Description Thomas Richter 2014-07-27 19:51:31 UTC
Created attachment 144301 [details]
DSDT of the IBM R31

The linux acpi subsystem does currently not support the XPSS specification for extended frequency scaling of processors. Apparently, the IBM R31 Bios makes use of this entry instead of the traditional _PSS and friends. The extensions are documented at 

ftp://ftp.sas.ewi.utwente.nl/Outgoing/TM_2300_4000_4500/Manuals/Specification/XPSS_spec.doc

The IBM R31 dsdt is attached.

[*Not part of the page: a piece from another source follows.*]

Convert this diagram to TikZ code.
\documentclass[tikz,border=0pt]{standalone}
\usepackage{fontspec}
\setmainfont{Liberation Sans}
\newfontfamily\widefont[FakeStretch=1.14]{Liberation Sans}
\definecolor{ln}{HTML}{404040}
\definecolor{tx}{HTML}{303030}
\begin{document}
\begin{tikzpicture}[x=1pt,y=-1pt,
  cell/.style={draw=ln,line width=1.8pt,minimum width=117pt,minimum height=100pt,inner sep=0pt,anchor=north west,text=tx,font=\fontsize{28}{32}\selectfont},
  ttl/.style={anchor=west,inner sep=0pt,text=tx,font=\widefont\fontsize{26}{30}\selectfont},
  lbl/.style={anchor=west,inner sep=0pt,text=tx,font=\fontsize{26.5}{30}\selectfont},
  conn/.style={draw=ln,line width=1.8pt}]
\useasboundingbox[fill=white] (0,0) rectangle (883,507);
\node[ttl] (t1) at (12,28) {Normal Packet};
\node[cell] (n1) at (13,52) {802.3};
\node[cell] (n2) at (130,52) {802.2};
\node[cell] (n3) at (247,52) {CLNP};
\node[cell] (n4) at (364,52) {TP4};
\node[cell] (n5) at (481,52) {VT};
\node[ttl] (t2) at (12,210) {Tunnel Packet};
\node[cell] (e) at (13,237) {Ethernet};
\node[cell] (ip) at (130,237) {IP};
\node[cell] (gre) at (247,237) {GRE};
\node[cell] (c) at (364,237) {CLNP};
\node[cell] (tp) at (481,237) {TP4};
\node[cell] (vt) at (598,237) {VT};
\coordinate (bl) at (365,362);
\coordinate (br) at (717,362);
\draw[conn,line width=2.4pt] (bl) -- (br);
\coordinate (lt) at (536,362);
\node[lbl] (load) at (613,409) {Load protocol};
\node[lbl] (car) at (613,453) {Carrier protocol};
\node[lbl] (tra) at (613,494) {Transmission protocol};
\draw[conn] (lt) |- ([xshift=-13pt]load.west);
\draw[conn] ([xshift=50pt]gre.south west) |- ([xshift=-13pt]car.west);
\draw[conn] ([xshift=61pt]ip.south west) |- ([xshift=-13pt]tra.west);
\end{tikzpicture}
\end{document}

This is from the latest Bios.
Comment 1 Lan Tianyu 2014-08-04 02:30:56 UTC
These are out of the ACPI spec and so reassign to platform/x86 component.
Comment 2 Thomas Richter 2014-08-04 18:16:57 UTC
Made additional checks on this. Just renaming XPSS/XPCC/XPCT to their proper ACPI names (_PSS,_PCC,_PCT) results unfortunately in a broken configuration. _PSS does not seem to be updated correctly by the Bios to reflect the available speedstep frequencies of the CPU. The machine has currently a 1.2Ghz P-III installed, and IBM offered back then also models with this CPU (so it's not a modification that is beyond the specs). The latest Bios is installed, though the speed step information in XPSS is wrong and reflects the settings for a 1GHz CPU with a 733Mhz low-power speed step.

Thus, there is probably nothing to fix at this momemt. The kernel discovers the correct CPU without XPSS, and the infomation within XPSS seems to be broken. Hard to say what one is supposed to do about them, but see the above document how these segments are defined.